As Canada heads toward a review of the current law led by Industry Minister David Emerson, it is likely moving toward the third stage of privacy law that will be characterized by greater emphasis on transparency and aggressive enforcement.

Recent developments point to three potential reforms that illustrate this evolution.  First, as frustration mounts over the Commissioner’s lack of order making power as well as the policy of shielding the targets of privacy complaints, the third stage of privacy law will feature growing pressure to address these issues through a statutory amendment.  Although order making power might result in more contentious investigations and challenges to the Commissioner’s findings, it would also send a much-needed message about the importance attached to privacy protection in Canada.

Moreover, a commitment to disclosing the names of organizations that breach Canadian privacy law would create an important incentive for greater compliance.  According to a recent, unreleased finding involving spam, the Commissioner reminded the target of the complaint that failure to abide by Canada’s privacy legislation created “a risk that its business reputation will be tarnished.”  This statement will only become reality if the Commissioner begins to name names.

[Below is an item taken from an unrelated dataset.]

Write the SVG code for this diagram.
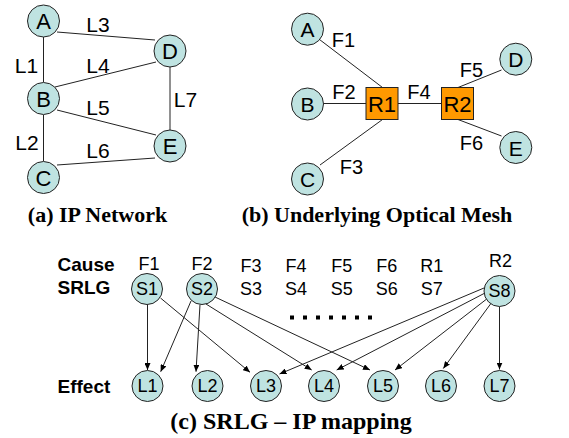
<svg xmlns="http://www.w3.org/2000/svg" width="569" height="438" viewBox="0 0 569 438">
  <style>
    .bg { fill: #ffffff; }
    .node circle { fill: #bfe3e1; stroke: #222222; stroke-width: 1; }
    .node rect { fill: #ff9900; stroke: #222222; stroke-width: 1; }
    .edge { stroke: #222222; stroke-width: 1; fill: none; }
    .arrow { stroke: #222222; stroke-width: 1; fill: none; marker-end: url(#head); }
    .t { font-family: "Liberation Sans", Arial, sans-serif; fill: #000000; text-anchor: middle; }
    .n21 { font-size: 21px; }
    .n22 { font-size: 22px; }
    .n20 { font-size: 20px; }
    .n18 { font-size: 18px; }
    .hdr { font-family: "Liberation Sans", Arial, sans-serif; font-weight: bold; font-size: 19px; fill: #000000; }
    .cap { font-family: "Liberation Serif", "Times New Roman", serif; font-weight: bold; font-size: 22px; fill: #000000; text-anchor: middle; }
    .dots { stroke: #000000; stroke-width: 4; stroke-dasharray: 4 9; fill: none; }
  </style>
  <defs>
    <marker id="head" markerUnits="userSpaceOnUse" markerWidth="8" markerHeight="6" refX="7" refY="3" orient="auto">
      <path d="M0,0 L7,3 L0,6 Z" fill="#000000"/>
    </marker>
  </defs>
  <rect class="bg" x="0" y="0" width="569" height="438"/>

  <!-- (a) IP network: links -->
  <g id="ip-links">
    <line class="edge" x1="43.5" y1="37" x2="43.5" y2="82"/>
    <line class="edge" x1="43.5" y1="115" x2="43.5" y2="161"/>
    <line class="edge" x1="57" y1="32" x2="155" y2="40"/>
    <line class="edge" x1="55" y1="87" x2="156" y2="62"/>
    <line class="edge" x1="57" y1="110" x2="156" y2="135"/>
    <line class="edge" x1="57" y1="165" x2="155" y2="158"/>
    <line class="edge" x1="170" y1="67" x2="170" y2="130"/>
  </g>
  <g id="ip-link-labels">
    <text class="t n21" x="98" y="31.5">L3</text>
    <text class="t n21" x="26.5" y="72.5">L1</text>
    <text class="t n21" x="98" y="72.5">L4</text>
    <text class="t n21" x="185.5" y="106.5">L7</text>
    <text class="t n21" x="98" y="115">L5</text>
    <text class="t n21" x="27" y="150">L2</text>
    <text class="t n21" x="98" y="158">L6</text>
  </g>
  <g id="ip-A" class="node"><circle cx="43.5" cy="21" r="16"/><text class="t n22" x="43.5" y="29">A</text></g>
  <g id="ip-D" class="node"><circle cx="170" cy="51" r="16"/><text class="t n22" x="170" y="59">D</text></g>
  <g id="ip-B" class="node"><circle cx="43.5" cy="98.5" r="16"/><text class="t n22" x="43.5" y="106.5">B</text></g>
  <g id="ip-E" class="node"><circle cx="170" cy="146" r="16"/><text class="t n22" x="170" y="154">E</text></g>
  <g id="ip-C" class="node"><circle cx="43.5" cy="177.5" r="16"/><text class="t n22" x="43.5" y="185.5">C</text></g>
  <text class="cap" x="97.5" y="222">(a) IP Network</text>

  <!-- (b) underlying optical mesh: fibres -->
  <g id="optical-fibres">
    <line class="edge" x1="319.5" y1="39.5" x2="382.5" y2="87.5"/>
    <line class="edge" x1="323.5" y1="103.5" x2="366" y2="103.5"/>
    <line class="edge" x1="320" y1="165" x2="382.5" y2="119.5"/>
    <line class="edge" x1="398" y1="103.5" x2="441.5" y2="103.5"/>
    <line class="edge" x1="458" y1="87.5" x2="501.5" y2="70"/>
    <line class="edge" x1="458" y1="119.5" x2="501.5" y2="136"/>
  </g>
  <g id="fibre-labels">
    <text class="t n20" x="343.5" y="46.5">F1</text>
    <text class="t n20" x="344" y="99">F2</text>
    <text class="t n20" x="419" y="99">F4</text>
    <text class="t n20" x="471.5" y="76.5">F5</text>
    <text class="t n20" x="471.5" y="150">F6</text>
    <text class="t n20" x="351.5" y="174">F3</text>
  </g>
  <g id="opt-A" class="node"><circle cx="307.5" cy="29.2" r="16"/><text class="t n21" x="307.5" y="37">A</text></g>
  <g id="opt-B" class="node"><circle cx="307.5" cy="104" r="16"/><text class="t n21" x="307.5" y="112">B</text></g>
  <g id="opt-C" class="node"><circle cx="307.5" cy="179" r="16"/><text class="t n21" x="307.5" y="187">C</text></g>
  <g id="opt-D" class="node"><circle cx="515.8" cy="59.2" r="16"/><text class="t n21" x="515.8" y="67">D</text></g>
  <g id="opt-E" class="node"><circle cx="515.8" cy="147.5" r="16"/><text class="t n21" x="515.8" y="155.5">E</text></g>
  <g id="router-R1" class="node"><rect x="366" y="87.5" width="32" height="32"/><text class="t n22" x="382" y="112">R1</text></g>
  <g id="router-R2" class="node"><rect x="441.5" y="87.5" width="32" height="32"/><text class="t n22" x="457.5" y="112">R2</text></g>
  <text class="cap" x="377" y="222">(b) Underlying Optical Mesh</text>

  <!-- (c) SRLG to IP link mapping -->
  <g id="row-headers">
    <text class="hdr" x="57.5" y="270.5">Cause</text>
    <text class="hdr" x="57.5" y="293.5">SRLG</text>
    <text class="hdr" x="57.5" y="392.5">Effect</text>
  </g>
  <g id="cause-labels">
    <text class="t n18" x="149" y="270">F1</text>
    <text class="t n18" x="202" y="270">F2</text>
    <text class="t n18" x="251" y="271.5">F3</text>
    <text class="t n18" x="296" y="271.5">F4</text>
    <text class="t n18" x="341.7" y="271.5">F5</text>
    <text class="t n18" x="386.7" y="271.5">F6</text>
    <text class="t n18" x="431.7" y="271.5">R1</text>
    <text class="t n18" x="500.5" y="267">R2</text>
  </g>
  <g id="srlg-labels">
    <text class="t n18" x="251" y="295">S3</text>
    <text class="t n18" x="296" y="295">S4</text>
    <text class="t n18" x="341.7" y="295">S5</text>
    <text class="t n18" x="386.7" y="295">S6</text>
    <text class="t n18" x="431.7" y="295">S7</text>
  </g>
  <path class="dots" d="M290,317.5 H372"/>

  <g id="srlg-connectors">
    <line class="arrow" x1="147.5" y1="304.5" x2="147.5" y2="370"/>
    <line class="arrow" x1="160.5" y1="298" x2="250" y2="372.3"/>
    <line class="arrow" x1="191" y1="301" x2="160.7" y2="371.7"/>
    <line class="arrow" x1="200" y1="304.5" x2="196" y2="371.7"/>
    <line class="arrow" x1="206" y1="304" x2="311.7" y2="370"/>
    <line class="arrow" x1="215" y1="297" x2="370" y2="370"/>
    <line class="arrow" x1="484" y1="288" x2="279.5" y2="374"/>
    <line class="arrow" x1="485" y1="293" x2="336.7" y2="370"/>
    <line class="arrow" x1="488" y1="298" x2="395" y2="370"/>
    <line class="arrow" x1="492" y1="302" x2="443.3" y2="368.5"/>
    <line class="arrow" x1="499.5" y1="306.5" x2="499.5" y2="369.5"/>
  </g>

  <g id="srlg-S1" class="node"><circle cx="147" cy="289" r="15.5"/><text class="t n18" x="147" y="294.5">S1</text></g>
  <g id="srlg-S2" class="node"><circle cx="202" cy="289" r="15.5"/><text class="t n18" x="202" y="294.5">S2</text></g>
  <g id="srlg-S8" class="node"><circle cx="499.5" cy="291" r="15.5"/><text class="t n18" x="499.5" y="296.5">S8</text></g>

  <g id="link-L1" class="node"><circle cx="147.5" cy="386" r="15.5"/><text class="t n18" x="147.5" y="391.5">L1</text></g>
  <g id="link-L2" class="node"><circle cx="207.5" cy="386" r="15.5"/><text class="t n18" x="207.5" y="391.5">L2</text></g>
  <g id="link-L3" class="node"><circle cx="266" cy="386" r="15.5"/><text class="t n18" x="266" y="391.5">L3</text></g>
  <g id="link-L4" class="node"><circle cx="324" cy="386" r="15.5"/><text class="t n18" x="324" y="391.5">L4</text></g>
  <g id="link-L5" class="node"><circle cx="383" cy="386" r="15.5"/><text class="t n18" x="383" y="391.5">L5</text></g>
  <g id="link-L6" class="node"><circle cx="441" cy="386" r="15.5"/><text class="t n18" x="441" y="391.5">L6</text></g>
  <g id="link-L7" class="node"><circle cx="499.5" cy="386" r="15.5"/><text class="t n18" x="499.5" y="391.5">L7</text></g>

  <text class="cap" x="291" y="428.5" style="font-size:24px">(c) SRLG – IP mapping</text>
</svg>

Second, with the avalanche of privacy breach disclosures involving data companies such as Choicepoint, the next stage of privacy law is likely to include the uniform adoption of legally-mandated disclosures of privacy breaches.  The State of California leads the way in this regard with a law that provides that companies and agencies that do business in the state or possess personal information of state residents must report breaches in the security of personal information in their possession.  Companies are required to act quickly, notifying customers in writing, electronically, or by prominently posting the information of the breach on their website.

Tony Ruprecht, an Ontario MPP, recently introduced a private members’ bill that would apply a similar disclosure requirement to credit bureaus.  In the months ahead, expect to see calls for a broad-based national reporting requirement on all organizations that collect Canadians’ personal information.

Third, the B.C. outsourcing case points to the need for increased statutory protections for personal information that may be secretly disclosed to foreign law enforcement authorities.  Although the recent court case was a nominal victory for the outsourcing company, a careful examination of the decision reveals a dramatic change in the protections afforded to the personal information in question.

The B.C. judge affirmed the importance attached to privacy protection but allowed the outsourcing arrangements largely because of a series of significant new protections introduced by Maximus in response to the public outcry.  These included a $35 million penalty for breach of confidentiality, extensive provisions to ensure that the data remained in the province, and a contractual term prohibiting disclosure of the data.

The Maximus case will set the benchmark for future outsourcing arrangements in Canada with similar safeguards likely to be introduced on a national level in the months ahead.  If accompanied by order making power and greater transparency, it will go a long way to ushering a new age for Canada’s privacy law framework.  The days of light regulation for Canadian privacy appear to be numbered.